Ces enseignants racontent ces fois où, dans leur classe, la laïcité a été ébranlée

Publié le 21 octobre 2020 à 13h04, mis à jour le 21 octobre 2020 à 18h27

Source : JT 13h Semaine

RELIGIONS - Après la mort de Samuel Paty, bon nombre d'enseignants disent être ou avoir été confrontés à des atteintes à la laïcité dans leurs classes. Entre septembre 2019 et mars 2020, 935 cas ont fait l'objet d'un signalement à l'Education nationale. Le témoignage de trois professeurs.

Port de signes ou de tenues à connotation religieuse, contestations d'enseignement ou encore évitement du cours de natation : 935 atteintes à la laïcité ont été recensées entre septembre 2019 et mars 2020, contre 900 cas répertoriés sur un trimestre (entre avril et juin 2019). Mais après une année scolaire marquée par près de trois mois de confinement, difficile de comparer les deux périodes. " J’ai le sentiment qu’on est plutôt dans une forme de stagnation, qu’on a endigué quelque chose", avait pour sa part affirmé Jean-Michel Blanquer lors de la rentrée. 

Toutefois du côté des enseignants, le sentiment n'est pas tout à fait le même. Certains d'entre eux ont accepté de témoigner des difficultés qu'ils rencontrent dans leurs classes sur la question religieuse, mais la mort de Samuel Paty les incite à la prudence. "Je me dis que cela peut arriver à n'importe lequel d'entre nous. Il suffit que ce que l'on fait soit mal interprété, et le drame arrive. Vu ce qui s'est passé, je préfère vraiment faire attention", raconte ainsi, sous couvert d'anonymat, une enseignante qui s'occupe d'enfants de CM1. 

Et malgré le jeune âge de ses élèves, la question religieuse s'est déjà invitée dans sa classe, à l'occasion d'un cours sur les animaux de la ferme. "A un moment donné, j'ai demandé à un enfant de me donner  le nom du mâle de la truie, et il a refusé de prononcer le nom parce qu'il disait que c'était interdit.
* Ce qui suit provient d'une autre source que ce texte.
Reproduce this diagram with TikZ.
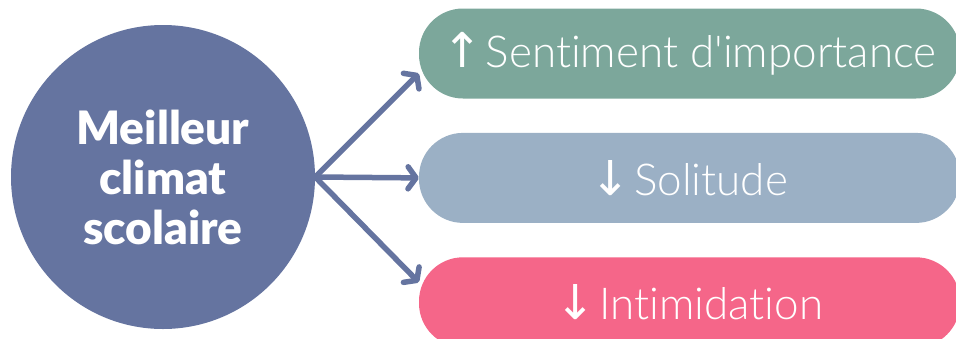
\documentclass[tikz,border=0pt]{standalone}
\usepackage{fontspec}
\setmainfont{Lato}
\newfontfamily\lightfont{Lato Light}[Ligatures=NoCommon]
\newfontfamily\heavyfont{Lato Black}
\newfontfamily\arrowfont{DejaVu Sans}
\usetikzlibrary{arrows.meta,positioning}
\definecolor{climatblue}{RGB}{101,116,160}
\definecolor{importgreen}{RGB}{124,167,155}
\definecolor{solitudeblue}{RGB}{155,176,197}
\definecolor{intimpink}{RGB}{245,102,137}
\begin{document}
\begin{tikzpicture}[x=1pt,y=-1pt]
    \tikzset{CircleStyle/.style = {%
        shape= circle,
        fill= climatblue,
        minimum size = 304pt, inner sep=0pt,
        text= white, align= center,
        font= \heavyfont\fontsize{46}{50}\selectfont},
      BoxStyle/.style = {%
        rounded corners = 44pt,
        minimum width = 541pt, minimum height = 90pt, inner sep=0pt,
        text= white,
        font= \lightfont\fontsize{44}{50}\selectfont},
      ArrowStyle/.style = {%
        draw= climatblue, line width = 5.5pt,
        -{Straight Barb[length=8pt,width=22pt,round]}}}
    \useasboundingbox (0,0) rectangle (956,338);
    \node[CircleStyle] (climat) at (163,177) {Meilleur\\climat\\scolaire};
    \node[BoxStyle, fill=importgreen] (importance) at (689.5,53.5)
      {{\arrowfont\fontsize{48}{50}\selectfont ↑}\hspace{3pt}Sentiment d\textquotesingle importance};
    \node[BoxStyle, fill=solitudeblue, below=34pt of importance] (solitude)
      {{\arrowfont\fontsize{48}{50}\selectfont ↓}\hspace{3pt}Solitude};
    \node[BoxStyle, fill=intimpink, below=34pt of solitude] (intimidation)
      {{\arrowfont\fontsize{48}{50}\selectfont ↓}\hspace{3pt}Intimidation};
    \draw[ArrowStyle] (climat.east) -- ([yshift=-20pt]importance.west);
    \draw[ArrowStyle] (climat.east) -- (solitude.west);
    \draw[ArrowStyle] (climat.east) -- ([yshift=20pt]intimidation.west);
  \end{tikzpicture}
\end{document}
J'ai dû renoncer parce qu'il n'allait pas dire le nom", poursuit-elle.

Remises en cause du programme scolaire

Cet exemple est loin d'être un cas isolé. Bon nombre de professeurs décrivent des remises en cause de pans entiers du programme scolaire. "Lors de sorties, on a quelquefois des élèves qui refusent de rentrer dans les églises. On a aussi souvent des  problèmes lors du ramadan. Les parents nous demandent des aménagements parfois. Une fois on nous a même demandé une salle spéciale de repos pour ces élèves. A l'époque, la direction avait refusé", indique de son côté Angélique Adamik, professeure de français à Evry (Essonne).

Des comportements souvent dictés par les adultes, car même si la grande majorité des atteintes à la laïcité sont commises par des élèves (57% cette année contre 61% l'an dernier), le ministère note une augmentation des faits de la part de parents (19% cette année contre 22% l'an dernier). Angélique Adamik en a fait les frais récemment lors d'une étude des textes fondateurs, et notamment de la Bible.

"Un petit élève de sixième s'est mis à me dire qu'il était hors de question qu'il écoute mon cours parce que son père lui avait dit que dans cette séquence sur la Bible tout était faux", raconte-t-elle. 

Face à ces cas qui se multiplient, bon nombre d'enseignants dénoncent un manque de soutien de leur hiérarchie. Au point de devoir faire des concessions pour éviter les conflits. "Il y a eu une montée continue de la peur dans les années 2000 et les années 2010, et à la suite de ce qui vient de se passer, une forme d'autocensure risque de s'introduire auprès des enseignants", prévient Eric Anceau, professeur d'histoire à la Sorbonne.